— Start of DATASET RECORDS —
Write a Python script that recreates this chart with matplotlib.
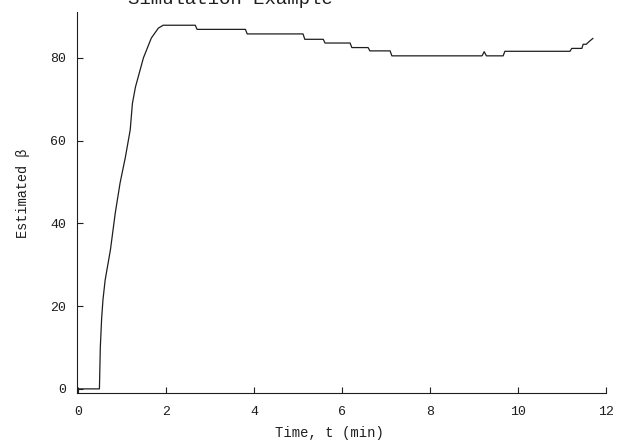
"""Estimated beta vs. time for the simulation example."""
import matplotlib
matplotlib.use("Agg")
import matplotlib.pyplot as plt

# estimated beta trace (time in min)
time_min = [0.00, 0.48, 0.50, 0.53, 0.56, 0.61, 0.73, 0.84, 0.95, 1.07, 1.18,
            1.23, 1.30, 1.48, 1.66, 1.82, 1.93, 2.66, 2.70, 3.80, 3.84, 5.11,
            5.15, 5.57, 5.61, 6.18, 6.22, 6.59, 6.63, 7.09, 7.13, 9.18, 9.23,
            9.28, 9.66, 9.70, 11.18, 11.22, 11.45, 11.48, 11.55, 11.62, 11.70]
beta_est = [0.0, 0.0, 10.0, 17.0, 21.5, 26.3, 33.6, 42.5, 49.8, 56.0, 62.6,
            69.0, 73.0, 80.0, 84.8, 87.2, 87.9, 87.9, 86.9, 86.9, 85.8, 85.8,
            84.5, 84.5, 83.6, 83.6, 82.5, 82.5, 81.7, 81.7, 80.5, 80.5, 81.5,
            80.5, 80.5, 81.6, 81.6, 82.3, 82.3, 83.3, 83.3, 84.0, 84.7]

x_ticks = [0, 2, 4, 6, 8, 10, 12]
y_ticks = [0, 20, 40, 60, 80]

mono = ["Liberation Mono", "DejaVu Sans Mono"]
ink = "#1e1e1e"

fig = plt.figure(figsize=(6.24, 4.41), dpi=100)
ax = fig.add_axes([0.1234, 0.1088, 0.8478, 0.8640])

ax.plot(time_min, beta_est, color=ink, lw=0.9)

ax.set_xlim(-0.03, 12.0)
ax.set_ylim(-1.0, 91.1)
ax.set_xticks(x_ticks)
ax.set_yticks(y_ticks)
for s in ("top", "right"):
    ax.spines[s].set_visible(False)
for s in ("left", "bottom"):
    ax.spines[s].set_linewidth(0.8)
    ax.spines[s].set_color(ink)

ax.tick_params(axis="x", direction="in", length=4, width=0.8, pad=9,
               colors=ink, labelsize=9.5)
ax.tick_params(axis="y", direction="in", length=4, width=0.8, pad=8,
               colors=ink, labelsize=9.5)
for lbl in ax.get_xticklabels() + ax.get_yticklabels():
    lbl.set_family(mono)

ax.set_xlabel("Time, t (min)", family=mono, fontsize=10, color=ink)
ax.xaxis.set_label_coords(0.478, -0.105)
ax.xaxis.label.set_va("center")
ax.set_ylabel("Estimated \u03b2", family=mono, fontsize=9.8, color=ink)
ax.yaxis.set_label_coords(-0.102, 0.525)
ax.yaxis.label.set_va("center")

# title sits partly above the top edge of the page
fig.text(230.5 / 624, 1 - 4 / 441, "Simulation Example", family=mono,
         fontsize=13.7, color=ink, ha="center", va="baseline")

fig.savefig("out.png", dpi=100)
plt.close(fig)
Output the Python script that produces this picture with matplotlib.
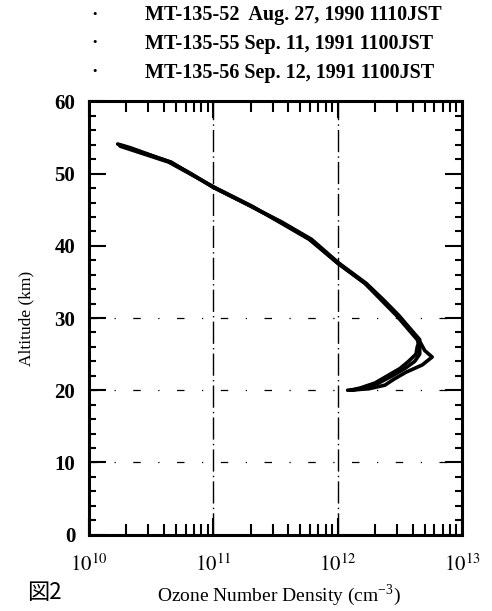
— End of DATASET RECORDS —
» **EXERCISE OBJECTIVE**:
Please set down each line of the data above exactly as written, without the pictures.

» **FINAL ANSWER**:
Write a Python script that recreates this chart with matplotlib.
"""Estimated beta vs. time for the simulation example."""
import matplotlib
matplotlib.use("Agg")
import matplotlib.pyplot as plt

# estimated beta trace (time in min)
time_min = [0.00, 0.48, 0.50, 0.53, 0.56, 0.61, 0.73, 0.84, 0.95, 1.07, 1.18,
            1.23, 1.30, 1.48, 1.66, 1.82, 1.93, 2.66, 2.70, 3.80, 3.84, 5.11,
            5.15, 5.57, 5.61, 6.18, 6.22, 6.59, 6.63, 7.09, 7.13, 9.18, 9.23,
            9.28, 9.66, 9.70, 11.18, 11.22, 11.45, 11.48, 11.55, 11.62, 11.70]
beta_est = [0.0, 0.0, 10.0, 17.0, 21.5, 26.3, 33.6, 42.5, 49.8, 56.0, 62.6,
            69.0, 73.0, 80.0, 84.8, 87.2, 87.9, 87.9, 86.9, 86.9, 85.8, 85.8,
            84.5, 84.5, 83.6, 83.6, 82.5, 82.5, 81.7, 81.7, 80.5, 80.5, 81.5,
            80.5, 80.5, 81.6, 81.6, 82.3, 82.3, 83.3, 83.3, 84.0, 84.7]

x_ticks = [0, 2, 4, 6, 8, 10, 12]
y_ticks = [0, 20, 40, 60, 80]

mono = ["Liberation Mono", "DejaVu Sans Mono"]
ink = "#1e1e1e"

fig = plt.figure(figsize=(6.24, 4.41), dpi=100)
ax = fig.add_axes([0.1234, 0.1088, 0.8478, 0.8640])

ax.plot(time_min, beta_est, color=ink, lw=0.9)

ax.set_xlim(-0.03, 12.0)
ax.set_ylim(-1.0, 91.1)
ax.set_xticks(x_ticks)
ax.set_yticks(y_ticks)
for s in ("top", "right"):
    ax.spines[s].set_visible(False)
for s in ("left", "bottom"):
    ax.spines[s].set_linewidth(0.8)
    ax.spines[s].set_color(ink)

ax.tick_params(axis="x", direction="in", length=4, width=0.8, pad=9,
               colors=ink, labelsize=9.5)
ax.tick_params(axis="y", direction="in", length=4, width=0.8, pad=8,
               colors=ink, labelsize=9.5)
for lbl in ax.get_xticklabels() + ax.get_yticklabels():
    lbl.set_family(mono)

ax.set_xlabel("Time, t (min)", family=mono, fontsize=10, color=ink)
ax.xaxis.set_label_coords(0.478, -0.105)
ax.xaxis.label.set_va("center")
ax.set_ylabel("Estimated \u03b2", family=mono, fontsize=9.8, color=ink)
ax.yaxis.set_label_coords(-0.102, 0.525)
ax.yaxis.label.set_va("center")

# title sits partly above the top edge of the page
fig.text(230.5 / 624, 1 - 4 / 441, "Simulation Example", family=mono,
         fontsize=13.7, color=ink, ha="center", va="baseline")

fig.savefig("out.png", dpi=100)
plt.close(fig)
Output the Python script that produces this picture with matplotlib.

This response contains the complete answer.